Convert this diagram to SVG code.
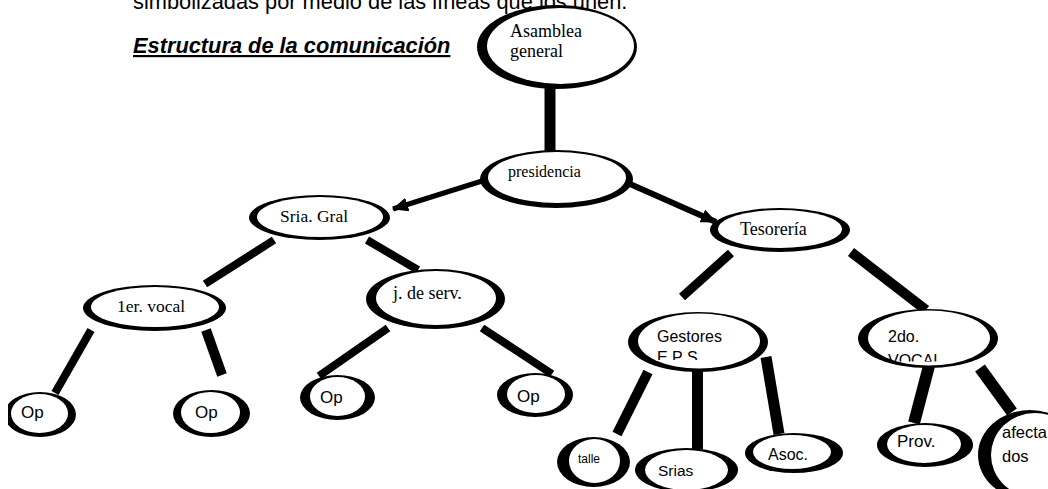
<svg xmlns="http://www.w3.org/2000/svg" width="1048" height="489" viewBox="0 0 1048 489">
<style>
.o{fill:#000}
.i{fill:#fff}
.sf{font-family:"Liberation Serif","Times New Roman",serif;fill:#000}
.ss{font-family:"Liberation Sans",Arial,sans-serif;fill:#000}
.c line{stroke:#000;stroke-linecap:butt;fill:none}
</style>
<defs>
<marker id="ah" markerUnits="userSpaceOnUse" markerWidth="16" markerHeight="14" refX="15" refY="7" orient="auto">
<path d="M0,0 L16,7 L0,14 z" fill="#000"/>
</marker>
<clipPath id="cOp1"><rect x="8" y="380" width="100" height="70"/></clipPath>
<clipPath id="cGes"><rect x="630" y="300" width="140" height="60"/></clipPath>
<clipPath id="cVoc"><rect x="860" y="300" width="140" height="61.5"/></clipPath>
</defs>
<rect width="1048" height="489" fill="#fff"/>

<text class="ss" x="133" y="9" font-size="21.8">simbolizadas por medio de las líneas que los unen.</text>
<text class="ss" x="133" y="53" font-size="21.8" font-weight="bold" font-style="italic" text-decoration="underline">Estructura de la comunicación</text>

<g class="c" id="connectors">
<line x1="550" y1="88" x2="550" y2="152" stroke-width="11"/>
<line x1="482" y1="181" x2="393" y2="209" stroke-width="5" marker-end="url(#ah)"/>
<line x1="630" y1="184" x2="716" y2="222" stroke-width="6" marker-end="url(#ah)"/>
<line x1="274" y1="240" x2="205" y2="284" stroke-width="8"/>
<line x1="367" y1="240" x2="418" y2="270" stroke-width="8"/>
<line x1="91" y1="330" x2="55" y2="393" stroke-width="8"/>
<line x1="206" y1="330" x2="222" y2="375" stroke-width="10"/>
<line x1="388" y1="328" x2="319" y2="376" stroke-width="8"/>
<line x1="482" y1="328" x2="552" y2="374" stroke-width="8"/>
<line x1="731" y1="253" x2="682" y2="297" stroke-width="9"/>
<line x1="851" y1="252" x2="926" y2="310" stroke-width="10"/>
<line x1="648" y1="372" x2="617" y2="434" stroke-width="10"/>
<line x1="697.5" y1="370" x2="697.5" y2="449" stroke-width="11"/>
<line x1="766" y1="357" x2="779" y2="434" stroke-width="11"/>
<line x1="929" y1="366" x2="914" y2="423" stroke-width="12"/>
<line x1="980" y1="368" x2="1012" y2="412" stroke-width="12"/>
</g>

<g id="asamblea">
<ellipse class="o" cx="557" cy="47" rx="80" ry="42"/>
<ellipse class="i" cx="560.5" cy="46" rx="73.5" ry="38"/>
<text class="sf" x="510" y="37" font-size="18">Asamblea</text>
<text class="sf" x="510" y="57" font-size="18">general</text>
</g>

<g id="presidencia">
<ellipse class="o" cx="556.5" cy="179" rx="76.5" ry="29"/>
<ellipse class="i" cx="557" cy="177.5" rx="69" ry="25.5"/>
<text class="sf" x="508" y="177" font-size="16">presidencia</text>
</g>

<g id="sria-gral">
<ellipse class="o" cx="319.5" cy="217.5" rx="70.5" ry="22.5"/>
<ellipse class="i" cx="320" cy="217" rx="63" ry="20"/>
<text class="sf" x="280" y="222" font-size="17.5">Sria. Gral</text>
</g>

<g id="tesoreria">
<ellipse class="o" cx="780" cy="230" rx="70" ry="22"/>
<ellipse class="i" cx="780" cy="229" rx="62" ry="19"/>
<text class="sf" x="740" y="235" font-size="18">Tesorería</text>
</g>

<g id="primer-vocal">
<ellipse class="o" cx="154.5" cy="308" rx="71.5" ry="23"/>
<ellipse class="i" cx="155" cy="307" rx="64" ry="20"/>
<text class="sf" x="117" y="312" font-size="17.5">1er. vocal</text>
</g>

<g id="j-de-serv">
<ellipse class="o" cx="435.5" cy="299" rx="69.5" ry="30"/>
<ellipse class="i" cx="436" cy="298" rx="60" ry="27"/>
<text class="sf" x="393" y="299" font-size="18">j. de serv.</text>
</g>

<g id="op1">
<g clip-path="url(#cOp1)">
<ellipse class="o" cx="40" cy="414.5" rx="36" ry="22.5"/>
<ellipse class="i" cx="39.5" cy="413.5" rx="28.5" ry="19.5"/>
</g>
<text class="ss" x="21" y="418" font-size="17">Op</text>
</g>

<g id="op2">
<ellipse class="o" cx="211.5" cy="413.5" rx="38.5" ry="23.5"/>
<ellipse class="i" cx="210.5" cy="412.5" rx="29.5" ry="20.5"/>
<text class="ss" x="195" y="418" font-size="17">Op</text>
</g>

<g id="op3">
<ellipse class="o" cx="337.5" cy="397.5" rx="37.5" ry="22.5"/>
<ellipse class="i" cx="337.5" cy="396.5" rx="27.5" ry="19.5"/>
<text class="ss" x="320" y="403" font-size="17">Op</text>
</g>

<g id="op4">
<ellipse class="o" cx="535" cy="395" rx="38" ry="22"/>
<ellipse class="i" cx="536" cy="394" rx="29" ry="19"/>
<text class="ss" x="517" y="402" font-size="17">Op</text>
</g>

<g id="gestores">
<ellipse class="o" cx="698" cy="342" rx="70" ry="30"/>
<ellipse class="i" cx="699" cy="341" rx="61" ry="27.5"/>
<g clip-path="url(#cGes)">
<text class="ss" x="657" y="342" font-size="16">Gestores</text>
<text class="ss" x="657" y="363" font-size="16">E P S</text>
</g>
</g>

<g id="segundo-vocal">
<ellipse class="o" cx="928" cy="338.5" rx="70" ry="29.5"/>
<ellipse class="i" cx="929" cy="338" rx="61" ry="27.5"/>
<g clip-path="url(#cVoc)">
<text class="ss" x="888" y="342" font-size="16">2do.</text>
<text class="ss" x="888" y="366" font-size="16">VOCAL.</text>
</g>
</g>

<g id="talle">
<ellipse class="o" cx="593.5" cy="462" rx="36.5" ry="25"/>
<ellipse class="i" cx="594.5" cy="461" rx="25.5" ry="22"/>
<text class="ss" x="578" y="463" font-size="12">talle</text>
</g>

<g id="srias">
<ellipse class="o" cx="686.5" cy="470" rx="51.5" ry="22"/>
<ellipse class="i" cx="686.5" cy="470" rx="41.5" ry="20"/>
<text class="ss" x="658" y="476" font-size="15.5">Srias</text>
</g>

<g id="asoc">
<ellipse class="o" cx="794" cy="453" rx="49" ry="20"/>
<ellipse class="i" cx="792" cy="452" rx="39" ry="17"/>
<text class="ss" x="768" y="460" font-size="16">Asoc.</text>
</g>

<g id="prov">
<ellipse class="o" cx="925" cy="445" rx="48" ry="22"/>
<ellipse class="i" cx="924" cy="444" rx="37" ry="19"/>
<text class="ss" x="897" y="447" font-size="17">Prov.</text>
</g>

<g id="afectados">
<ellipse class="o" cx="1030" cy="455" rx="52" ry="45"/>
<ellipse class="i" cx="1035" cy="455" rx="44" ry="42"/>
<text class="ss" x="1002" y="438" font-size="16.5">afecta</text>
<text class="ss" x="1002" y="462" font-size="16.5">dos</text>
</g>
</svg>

————————

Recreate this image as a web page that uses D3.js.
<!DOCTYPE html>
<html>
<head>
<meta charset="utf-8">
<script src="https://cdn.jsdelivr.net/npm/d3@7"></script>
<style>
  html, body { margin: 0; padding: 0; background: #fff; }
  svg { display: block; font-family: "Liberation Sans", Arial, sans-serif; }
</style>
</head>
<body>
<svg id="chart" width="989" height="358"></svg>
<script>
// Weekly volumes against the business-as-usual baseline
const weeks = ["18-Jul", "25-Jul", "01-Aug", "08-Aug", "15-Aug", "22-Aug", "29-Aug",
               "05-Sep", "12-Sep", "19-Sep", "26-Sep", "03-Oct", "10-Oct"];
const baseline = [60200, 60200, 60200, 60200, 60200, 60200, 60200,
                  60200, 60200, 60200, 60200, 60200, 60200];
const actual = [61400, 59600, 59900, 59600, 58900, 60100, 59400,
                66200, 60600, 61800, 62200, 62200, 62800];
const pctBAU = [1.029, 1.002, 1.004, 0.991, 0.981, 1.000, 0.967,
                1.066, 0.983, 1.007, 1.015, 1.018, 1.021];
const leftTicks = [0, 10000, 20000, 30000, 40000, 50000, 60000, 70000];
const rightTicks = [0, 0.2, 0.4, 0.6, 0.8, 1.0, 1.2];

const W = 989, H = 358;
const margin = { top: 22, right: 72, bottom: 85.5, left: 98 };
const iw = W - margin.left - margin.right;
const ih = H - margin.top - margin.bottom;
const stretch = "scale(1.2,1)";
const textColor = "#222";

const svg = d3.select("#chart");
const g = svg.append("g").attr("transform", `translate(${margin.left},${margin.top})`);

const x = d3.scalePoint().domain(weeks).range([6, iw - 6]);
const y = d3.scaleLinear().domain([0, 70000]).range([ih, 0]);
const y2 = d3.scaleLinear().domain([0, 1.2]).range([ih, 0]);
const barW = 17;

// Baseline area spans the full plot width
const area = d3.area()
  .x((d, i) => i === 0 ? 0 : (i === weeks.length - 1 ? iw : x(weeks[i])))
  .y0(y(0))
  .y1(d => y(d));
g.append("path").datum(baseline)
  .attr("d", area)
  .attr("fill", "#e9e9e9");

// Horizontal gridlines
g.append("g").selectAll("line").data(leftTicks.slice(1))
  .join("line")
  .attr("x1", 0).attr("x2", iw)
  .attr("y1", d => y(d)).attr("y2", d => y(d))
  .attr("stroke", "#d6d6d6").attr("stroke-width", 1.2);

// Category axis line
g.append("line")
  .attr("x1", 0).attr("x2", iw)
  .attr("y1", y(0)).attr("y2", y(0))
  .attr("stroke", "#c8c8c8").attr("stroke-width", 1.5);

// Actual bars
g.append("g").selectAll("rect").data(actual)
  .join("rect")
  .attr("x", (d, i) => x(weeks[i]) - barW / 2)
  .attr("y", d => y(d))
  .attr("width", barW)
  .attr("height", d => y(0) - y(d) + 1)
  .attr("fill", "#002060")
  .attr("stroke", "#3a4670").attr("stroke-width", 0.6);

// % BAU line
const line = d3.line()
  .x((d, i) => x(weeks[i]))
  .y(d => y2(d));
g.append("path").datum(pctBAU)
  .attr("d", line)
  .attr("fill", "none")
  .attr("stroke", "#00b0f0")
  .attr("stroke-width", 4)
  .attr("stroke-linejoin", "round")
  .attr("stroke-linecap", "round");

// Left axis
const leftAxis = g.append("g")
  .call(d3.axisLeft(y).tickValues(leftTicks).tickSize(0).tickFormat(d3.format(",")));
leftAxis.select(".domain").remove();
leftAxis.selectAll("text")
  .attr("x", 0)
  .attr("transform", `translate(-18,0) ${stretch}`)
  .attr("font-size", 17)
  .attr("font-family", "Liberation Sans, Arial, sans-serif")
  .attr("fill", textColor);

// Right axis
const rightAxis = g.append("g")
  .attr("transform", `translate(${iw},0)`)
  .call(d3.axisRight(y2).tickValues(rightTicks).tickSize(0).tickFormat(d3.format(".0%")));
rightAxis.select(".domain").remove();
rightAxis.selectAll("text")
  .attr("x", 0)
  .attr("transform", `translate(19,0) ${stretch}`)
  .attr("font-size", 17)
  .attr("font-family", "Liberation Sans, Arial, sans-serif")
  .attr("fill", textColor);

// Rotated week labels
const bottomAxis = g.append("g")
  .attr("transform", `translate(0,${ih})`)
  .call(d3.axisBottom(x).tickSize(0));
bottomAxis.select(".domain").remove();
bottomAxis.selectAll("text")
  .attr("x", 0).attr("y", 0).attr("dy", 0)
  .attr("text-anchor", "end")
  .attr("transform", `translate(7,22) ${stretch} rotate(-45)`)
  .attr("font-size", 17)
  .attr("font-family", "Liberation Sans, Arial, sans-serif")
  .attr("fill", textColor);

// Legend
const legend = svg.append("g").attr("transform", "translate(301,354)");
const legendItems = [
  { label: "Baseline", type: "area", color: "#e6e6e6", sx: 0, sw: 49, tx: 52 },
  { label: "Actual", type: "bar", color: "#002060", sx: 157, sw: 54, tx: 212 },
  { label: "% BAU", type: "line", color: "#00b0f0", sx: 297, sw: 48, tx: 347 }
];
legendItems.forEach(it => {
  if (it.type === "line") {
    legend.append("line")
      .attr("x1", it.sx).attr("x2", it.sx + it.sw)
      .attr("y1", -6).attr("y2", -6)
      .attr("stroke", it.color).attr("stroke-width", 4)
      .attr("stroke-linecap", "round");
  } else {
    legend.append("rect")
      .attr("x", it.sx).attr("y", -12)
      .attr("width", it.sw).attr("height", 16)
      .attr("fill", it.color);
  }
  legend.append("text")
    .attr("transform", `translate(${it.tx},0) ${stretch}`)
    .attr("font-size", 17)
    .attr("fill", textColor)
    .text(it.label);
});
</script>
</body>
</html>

————————

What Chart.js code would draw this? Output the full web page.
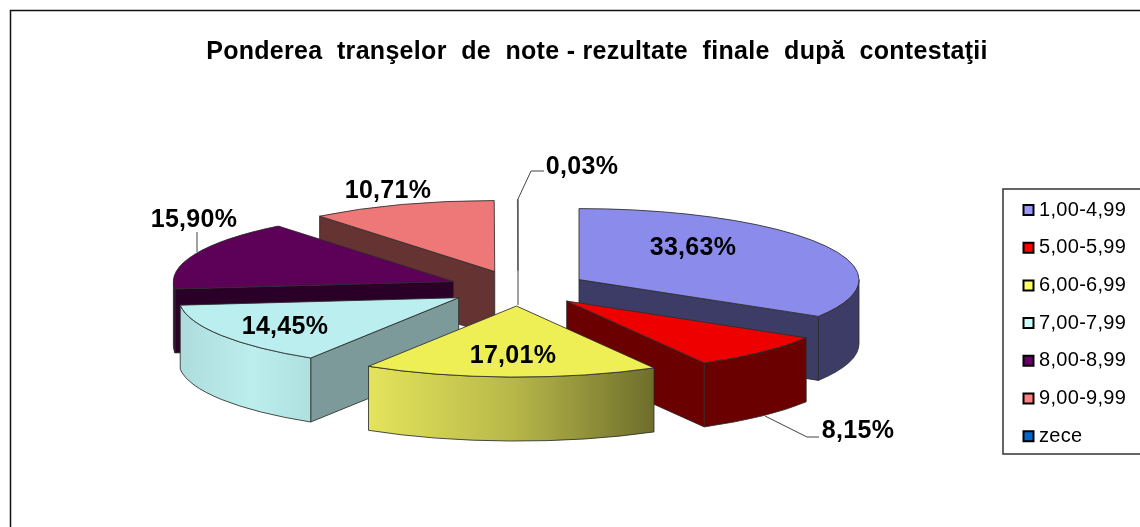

————————

#### [EXERCISE DESCRIPTION]
Without the pictures, give again exactly the lines above starting at the line containing "Convert this diagram to SVG code." and ending at the line containing "de la comunicación</text>".

#### [PROBLEM SOLUTION]
Convert this diagram to SVG code.
<svg xmlns="http://www.w3.org/2000/svg" width="1048" height="489" viewBox="0 0 1048 489">
<style>
.o{fill:#000}
.i{fill:#fff}
.sf{font-family:"Liberation Serif","Times New Roman",serif;fill:#000}
.ss{font-family:"Liberation Sans",Arial,sans-serif;fill:#000}
.c line{stroke:#000;stroke-linecap:butt;fill:none}
</style>
<defs>
<marker id="ah" markerUnits="userSpaceOnUse" markerWidth="16" markerHeight="14" refX="15" refY="7" orient="auto">
<path d="M0,0 L16,7 L0,14 z" fill="#000"/>
</marker>
<clipPath id="cOp1"><rect x="8" y="380" width="100" height="70"/></clipPath>
<clipPath id="cGes"><rect x="630" y="300" width="140" height="60"/></clipPath>
<clipPath id="cVoc"><rect x="860" y="300" width="140" height="61.5"/></clipPath>
</defs>
<rect width="1048" height="489" fill="#fff"/>

<text class="ss" x="133" y="9" font-size="21.8">simbolizadas por medio de las líneas que los unen.</text>
<text class="ss" x="133" y="53" font-size="21.8" font-weight="bold" font-style="italic" text-decoration="underline">Estructura de la comunicación</text>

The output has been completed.